> [STORED ROWS]:
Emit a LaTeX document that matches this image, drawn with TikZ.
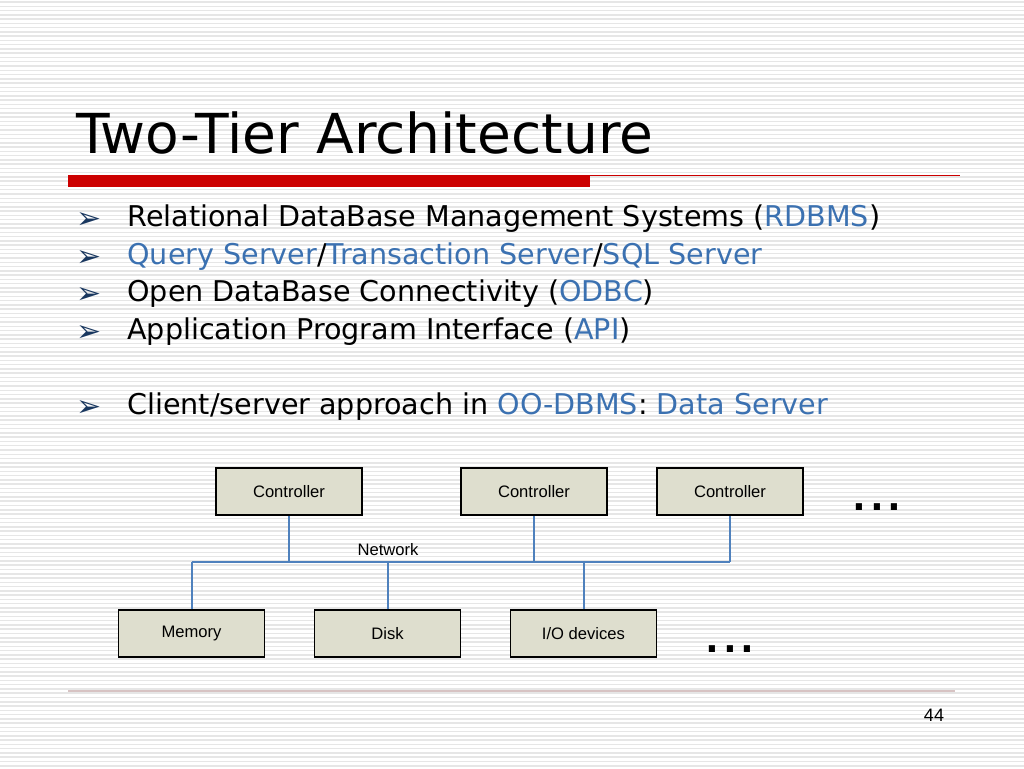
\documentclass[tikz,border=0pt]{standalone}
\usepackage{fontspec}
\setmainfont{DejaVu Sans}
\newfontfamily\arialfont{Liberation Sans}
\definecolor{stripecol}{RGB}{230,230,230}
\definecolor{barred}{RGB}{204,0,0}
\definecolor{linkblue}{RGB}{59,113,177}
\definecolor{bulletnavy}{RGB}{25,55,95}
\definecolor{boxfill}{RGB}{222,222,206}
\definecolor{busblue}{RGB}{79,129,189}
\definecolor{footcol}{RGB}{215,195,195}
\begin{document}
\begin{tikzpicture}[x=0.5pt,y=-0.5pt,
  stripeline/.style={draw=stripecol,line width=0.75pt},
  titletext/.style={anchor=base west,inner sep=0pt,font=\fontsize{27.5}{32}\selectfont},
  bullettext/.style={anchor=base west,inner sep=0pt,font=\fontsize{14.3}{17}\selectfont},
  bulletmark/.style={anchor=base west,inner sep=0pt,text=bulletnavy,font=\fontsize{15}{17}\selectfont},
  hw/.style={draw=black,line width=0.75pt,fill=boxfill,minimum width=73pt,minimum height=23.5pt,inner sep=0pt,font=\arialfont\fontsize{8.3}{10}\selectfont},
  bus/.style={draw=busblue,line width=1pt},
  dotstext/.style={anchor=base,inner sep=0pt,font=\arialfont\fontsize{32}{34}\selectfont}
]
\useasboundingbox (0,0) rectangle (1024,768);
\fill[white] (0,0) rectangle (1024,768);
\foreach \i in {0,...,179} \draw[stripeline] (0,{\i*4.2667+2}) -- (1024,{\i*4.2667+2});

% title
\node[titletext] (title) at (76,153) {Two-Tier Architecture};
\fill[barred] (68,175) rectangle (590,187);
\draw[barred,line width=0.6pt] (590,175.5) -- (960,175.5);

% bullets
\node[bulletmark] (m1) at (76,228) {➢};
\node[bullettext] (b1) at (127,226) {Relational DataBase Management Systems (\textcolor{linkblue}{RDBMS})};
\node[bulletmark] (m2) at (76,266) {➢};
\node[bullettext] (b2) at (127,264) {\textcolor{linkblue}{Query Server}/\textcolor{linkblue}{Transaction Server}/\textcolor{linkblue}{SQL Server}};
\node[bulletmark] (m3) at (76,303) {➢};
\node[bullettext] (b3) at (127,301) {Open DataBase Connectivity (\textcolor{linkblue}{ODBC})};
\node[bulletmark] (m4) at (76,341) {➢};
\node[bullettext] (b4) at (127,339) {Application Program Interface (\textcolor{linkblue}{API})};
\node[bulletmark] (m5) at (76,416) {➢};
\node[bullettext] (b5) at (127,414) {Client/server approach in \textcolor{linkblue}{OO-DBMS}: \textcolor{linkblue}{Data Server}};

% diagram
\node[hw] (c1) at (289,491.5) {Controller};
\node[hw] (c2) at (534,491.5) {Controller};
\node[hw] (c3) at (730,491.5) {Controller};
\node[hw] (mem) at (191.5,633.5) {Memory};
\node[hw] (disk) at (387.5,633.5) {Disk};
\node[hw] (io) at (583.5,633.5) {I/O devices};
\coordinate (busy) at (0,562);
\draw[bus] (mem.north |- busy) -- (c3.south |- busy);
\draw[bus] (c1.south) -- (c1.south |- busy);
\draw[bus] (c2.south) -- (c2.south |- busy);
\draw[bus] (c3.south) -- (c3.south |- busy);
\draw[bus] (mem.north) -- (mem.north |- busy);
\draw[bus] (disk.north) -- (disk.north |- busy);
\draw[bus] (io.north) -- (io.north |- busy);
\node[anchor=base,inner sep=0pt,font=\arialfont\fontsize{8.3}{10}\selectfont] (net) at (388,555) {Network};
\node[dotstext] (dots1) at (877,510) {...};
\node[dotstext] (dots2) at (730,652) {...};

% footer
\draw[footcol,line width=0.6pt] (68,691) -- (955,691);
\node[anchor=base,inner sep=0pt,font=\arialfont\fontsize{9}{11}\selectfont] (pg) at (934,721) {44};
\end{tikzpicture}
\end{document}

--

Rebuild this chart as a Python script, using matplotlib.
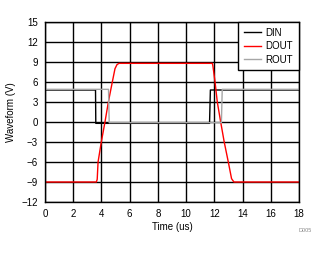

> [EXERCISE DIRECTIONS]:
Pull out all lines of the data with the string "this".

> [EXPECTED ANSWER]:
Emit a LaTeX document that matches this image, drawn with TikZ.
Rebuild this chart as a Python script, using matplotlib.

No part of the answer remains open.